_INSTRUCTIONS FOR THE TASK_
Write out the material exactly. Do not include the pictures.
[Start]
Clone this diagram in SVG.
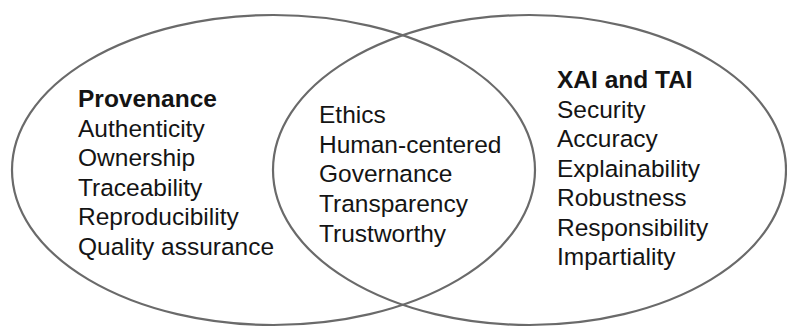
<svg xmlns="http://www.w3.org/2000/svg" width="787" height="327" viewBox="0 0 787 327">
<style>
.ring{fill:none;stroke:#6a6a6a;stroke-width:2.2}
.t{font-family:"Liberation Sans",Arial,sans-serif;font-size:24.5px;fill:#141414}
.b{font-weight:bold}
</style>
<rect width="787" height="327" fill="#ffffff"/>
<g id="provenance">
<ellipse class="ring" cx="273.5" cy="170" rx="261.5" ry="155"/>
<text class="t" x="78"><tspan class="b" x="78" y="107">Provenance</tspan><tspan x="78" y="136.6">Authenticity</tspan><tspan x="78" y="166.2">Ownership</tspan><tspan x="78" y="195.8">Traceability</tspan><tspan x="78" y="225.4">Reproducibility</tspan><tspan x="78" y="255">Quality assurance</tspan></text>
</g>
<g id="xai-tai">
<ellipse class="ring" cx="529.5" cy="170" rx="256.5" ry="155"/>
<text class="t"><tspan class="b" x="557" y="88">XAI and TAI</tspan><tspan x="557" y="117.5">Security</tspan><tspan x="557" y="147">Accuracy</tspan><tspan x="557" y="176.5">Explainability</tspan><tspan x="557" y="206">Robustness</tspan><tspan x="557" y="235.5">Responsibility</tspan><tspan x="557" y="265">Impartiality</tspan></text>
</g>
<g id="overlap">
<text class="t"><tspan x="319" y="123">Ethics</tspan><tspan x="319" y="152.7">Human-centered</tspan><tspan x="319" y="182.4">Governance</tspan><tspan x="319" y="212.1">Transparency</tspan><tspan x="319" y="241.8">Trustworthy</tspan></text>
</g>
<g id="connectors"></g>
</svg>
[End]
_SOLUTION TO THE EXERCISE_
Clone this diagram in SVG.
<svg xmlns="http://www.w3.org/2000/svg" width="787" height="327" viewBox="0 0 787 327">
<style>
.ring{fill:none;stroke:#6a6a6a;stroke-width:2.2}
.t{font-family:"Liberation Sans",Arial,sans-serif;font-size:24.5px;fill:#141414}
.b{font-weight:bold}
</style>
<rect width="787" height="327" fill="#ffffff"/>
<g id="provenance">
<ellipse class="ring" cx="273.5" cy="170" rx="261.5" ry="155"/>
<text class="t" x="78"><tspan class="b" x="78" y="107">Provenance</tspan><tspan x="78" y="136.6">Authenticity</tspan><tspan x="78" y="166.2">Ownership</tspan><tspan x="78" y="195.8">Traceability</tspan><tspan x="78" y="225.4">Reproducibility</tspan><tspan x="78" y="255">Quality assurance</tspan></text>
</g>
<g id="xai-tai">
<ellipse class="ring" cx="529.5" cy="170" rx="256.5" ry="155"/>
<text class="t"><tspan class="b" x="557" y="88">XAI and TAI</tspan><tspan x="557" y="117.5">Security</tspan><tspan x="557" y="147">Accuracy</tspan><tspan x="557" y="176.5">Explainability</tspan><tspan x="557" y="206">Robustness</tspan><tspan x="557" y="235.5">Responsibility</tspan><tspan x="557" y="265">Impartiality</tspan></text>
</g>
<g id="overlap">
<text class="t"><tspan x="319" y="123">Ethics</tspan><tspan x="319" y="152.7">Human-centered</tspan><tspan x="319" y="182.4">Governance</tspan><tspan x="319" y="212.1">Transparency</tspan><tspan x="319" y="241.8">Trustworthy</tspan></text>
</g>
<g id="connectors"></g>
</svg>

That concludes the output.